Running parallel to Rue Saint-Honoré yet altogether different in tone, Rue du Faubourg Saint-Honoré is a story of control. The control of tailoring. Of architectural precision. Of measured tones, tight silhouettes, and elegantly restrained design. It is a street that holds its influence quietly, without spectacle—home to embassies, salons of couture, art galleries, private ateliers, and, at its heart, the Élysée Palace, the seat of the French presidency.

This is Paris at its most composed.

Beyond the polished boutiques and diplomatic façades, you’ll find resonances of this restrained elegance in other nearby icons. The legacy of refined French fashion continues just steps away at the legendary Chanel – Rue Cambon, where the quiet power of couture is distilled into every detail. For vintage fashion devotees, Les Trois Marches de Catherine B offers a more intimate encounter with Parisian heritage, housing decades of Chanel and Hermès with museum-level curation.
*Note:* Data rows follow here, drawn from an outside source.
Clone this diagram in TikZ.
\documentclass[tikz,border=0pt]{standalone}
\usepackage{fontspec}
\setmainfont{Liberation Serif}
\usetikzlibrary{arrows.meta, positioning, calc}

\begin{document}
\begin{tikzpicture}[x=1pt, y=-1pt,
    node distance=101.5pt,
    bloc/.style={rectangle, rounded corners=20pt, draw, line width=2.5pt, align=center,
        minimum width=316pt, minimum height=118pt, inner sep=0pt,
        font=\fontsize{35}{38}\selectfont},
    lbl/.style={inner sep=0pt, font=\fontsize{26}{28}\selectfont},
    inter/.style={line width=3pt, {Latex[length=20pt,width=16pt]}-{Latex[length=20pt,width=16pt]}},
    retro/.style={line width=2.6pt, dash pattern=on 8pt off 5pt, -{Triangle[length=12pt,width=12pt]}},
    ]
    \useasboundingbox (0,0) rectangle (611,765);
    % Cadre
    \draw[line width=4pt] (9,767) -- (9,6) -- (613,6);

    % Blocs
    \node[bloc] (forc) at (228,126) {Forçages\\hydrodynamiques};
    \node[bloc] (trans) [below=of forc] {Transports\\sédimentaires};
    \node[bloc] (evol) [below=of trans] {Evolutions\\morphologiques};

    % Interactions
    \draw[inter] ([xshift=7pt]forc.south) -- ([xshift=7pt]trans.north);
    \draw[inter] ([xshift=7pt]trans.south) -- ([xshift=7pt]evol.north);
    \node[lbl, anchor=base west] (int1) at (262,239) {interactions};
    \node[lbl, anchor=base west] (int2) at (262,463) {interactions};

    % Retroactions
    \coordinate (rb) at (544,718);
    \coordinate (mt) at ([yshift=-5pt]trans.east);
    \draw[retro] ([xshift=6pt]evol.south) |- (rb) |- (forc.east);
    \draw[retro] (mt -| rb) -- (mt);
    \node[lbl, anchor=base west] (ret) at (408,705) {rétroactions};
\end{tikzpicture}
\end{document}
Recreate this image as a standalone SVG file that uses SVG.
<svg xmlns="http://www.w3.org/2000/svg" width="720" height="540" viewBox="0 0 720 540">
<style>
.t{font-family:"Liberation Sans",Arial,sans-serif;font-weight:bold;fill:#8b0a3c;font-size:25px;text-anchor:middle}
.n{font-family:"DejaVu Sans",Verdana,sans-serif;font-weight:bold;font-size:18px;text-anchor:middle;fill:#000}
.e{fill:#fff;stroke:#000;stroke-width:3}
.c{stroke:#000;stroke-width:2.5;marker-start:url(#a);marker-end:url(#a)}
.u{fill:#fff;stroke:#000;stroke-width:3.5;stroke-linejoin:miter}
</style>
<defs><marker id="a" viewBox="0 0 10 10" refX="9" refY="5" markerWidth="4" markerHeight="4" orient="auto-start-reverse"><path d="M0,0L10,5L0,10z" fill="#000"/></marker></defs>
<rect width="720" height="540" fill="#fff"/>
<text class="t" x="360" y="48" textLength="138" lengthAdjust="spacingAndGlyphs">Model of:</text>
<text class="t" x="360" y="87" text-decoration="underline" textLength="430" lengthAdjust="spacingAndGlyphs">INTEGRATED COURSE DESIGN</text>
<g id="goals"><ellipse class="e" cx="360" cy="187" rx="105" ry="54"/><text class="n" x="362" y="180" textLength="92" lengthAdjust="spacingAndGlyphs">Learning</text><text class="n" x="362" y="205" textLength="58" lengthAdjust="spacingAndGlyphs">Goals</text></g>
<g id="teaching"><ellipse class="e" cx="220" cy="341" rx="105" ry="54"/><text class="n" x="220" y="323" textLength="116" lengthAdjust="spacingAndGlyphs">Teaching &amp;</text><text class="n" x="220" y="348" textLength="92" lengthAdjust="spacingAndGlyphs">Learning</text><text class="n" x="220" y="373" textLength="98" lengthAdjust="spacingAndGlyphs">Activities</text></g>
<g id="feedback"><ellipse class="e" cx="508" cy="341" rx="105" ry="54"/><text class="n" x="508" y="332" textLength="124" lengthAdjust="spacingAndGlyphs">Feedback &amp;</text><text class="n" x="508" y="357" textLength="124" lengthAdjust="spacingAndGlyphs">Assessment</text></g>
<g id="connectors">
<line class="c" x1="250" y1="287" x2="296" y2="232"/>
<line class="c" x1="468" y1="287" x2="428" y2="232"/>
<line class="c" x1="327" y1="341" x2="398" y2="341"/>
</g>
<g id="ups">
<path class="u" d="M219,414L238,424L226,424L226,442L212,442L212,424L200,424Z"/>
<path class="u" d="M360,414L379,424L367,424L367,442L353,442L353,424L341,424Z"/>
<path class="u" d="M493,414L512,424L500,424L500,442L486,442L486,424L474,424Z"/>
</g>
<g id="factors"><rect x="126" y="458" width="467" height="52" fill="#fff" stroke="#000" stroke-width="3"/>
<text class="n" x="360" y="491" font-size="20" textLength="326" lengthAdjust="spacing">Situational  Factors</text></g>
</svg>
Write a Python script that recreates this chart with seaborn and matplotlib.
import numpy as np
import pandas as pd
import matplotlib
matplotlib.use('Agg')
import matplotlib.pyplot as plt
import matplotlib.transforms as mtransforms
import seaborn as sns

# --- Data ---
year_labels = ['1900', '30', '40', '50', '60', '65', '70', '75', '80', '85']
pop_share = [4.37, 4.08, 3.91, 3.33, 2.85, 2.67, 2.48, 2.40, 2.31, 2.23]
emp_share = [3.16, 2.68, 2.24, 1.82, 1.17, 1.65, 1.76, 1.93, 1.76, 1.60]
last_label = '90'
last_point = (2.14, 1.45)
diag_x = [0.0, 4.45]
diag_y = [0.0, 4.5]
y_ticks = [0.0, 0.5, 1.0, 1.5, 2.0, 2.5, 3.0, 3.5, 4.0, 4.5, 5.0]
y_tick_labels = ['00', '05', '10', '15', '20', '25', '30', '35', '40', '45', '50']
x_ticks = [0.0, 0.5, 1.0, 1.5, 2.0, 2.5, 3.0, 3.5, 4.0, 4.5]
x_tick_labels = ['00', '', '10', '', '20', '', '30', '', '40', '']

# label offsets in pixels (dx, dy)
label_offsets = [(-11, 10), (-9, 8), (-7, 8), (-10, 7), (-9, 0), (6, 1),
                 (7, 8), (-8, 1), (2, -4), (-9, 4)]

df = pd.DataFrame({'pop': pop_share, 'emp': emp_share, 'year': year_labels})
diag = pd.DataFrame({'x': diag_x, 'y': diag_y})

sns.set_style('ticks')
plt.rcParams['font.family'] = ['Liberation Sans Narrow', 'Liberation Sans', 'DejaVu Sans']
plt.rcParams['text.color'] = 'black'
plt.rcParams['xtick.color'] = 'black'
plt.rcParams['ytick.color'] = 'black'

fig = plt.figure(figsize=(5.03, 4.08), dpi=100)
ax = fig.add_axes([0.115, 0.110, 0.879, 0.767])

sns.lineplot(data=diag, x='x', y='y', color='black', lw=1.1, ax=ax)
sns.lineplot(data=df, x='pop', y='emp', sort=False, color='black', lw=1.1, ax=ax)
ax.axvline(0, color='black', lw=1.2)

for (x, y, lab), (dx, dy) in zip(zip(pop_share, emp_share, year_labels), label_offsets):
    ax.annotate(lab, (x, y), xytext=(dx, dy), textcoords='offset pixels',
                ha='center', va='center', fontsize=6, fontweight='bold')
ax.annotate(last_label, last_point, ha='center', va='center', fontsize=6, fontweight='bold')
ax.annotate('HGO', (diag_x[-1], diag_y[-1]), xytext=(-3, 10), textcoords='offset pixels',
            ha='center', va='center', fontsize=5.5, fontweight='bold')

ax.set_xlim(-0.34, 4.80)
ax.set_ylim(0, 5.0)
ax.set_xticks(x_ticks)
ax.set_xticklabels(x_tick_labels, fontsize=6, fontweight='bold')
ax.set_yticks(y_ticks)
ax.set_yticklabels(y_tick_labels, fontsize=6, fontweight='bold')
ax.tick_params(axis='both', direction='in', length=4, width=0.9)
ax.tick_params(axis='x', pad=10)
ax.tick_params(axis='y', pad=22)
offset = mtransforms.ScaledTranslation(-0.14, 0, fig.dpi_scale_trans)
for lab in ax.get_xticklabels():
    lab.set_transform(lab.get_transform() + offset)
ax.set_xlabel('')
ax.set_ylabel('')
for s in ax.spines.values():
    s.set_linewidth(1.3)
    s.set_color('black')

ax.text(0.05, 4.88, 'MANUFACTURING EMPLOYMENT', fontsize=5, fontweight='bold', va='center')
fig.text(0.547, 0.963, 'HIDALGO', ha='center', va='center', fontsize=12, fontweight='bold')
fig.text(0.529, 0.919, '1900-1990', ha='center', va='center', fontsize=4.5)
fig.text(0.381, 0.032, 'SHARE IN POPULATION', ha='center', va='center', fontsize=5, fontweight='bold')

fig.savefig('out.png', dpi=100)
At Galerie Vauclair, French decorative arts find their place in the contemporary home—where craft and history blend seamlessly. Meanwhile, at the Bourse de Paris, neoclassical architecture gives way to a new wave of cultural and fashion events, reaffirming that tradition and modernity can occupy the same space. And if your eye is drawn to forward-thinking design, Nada Paris offers a masterclass in minimalism, reinterpreting luxury through origami-folded leather and ethical sourcing.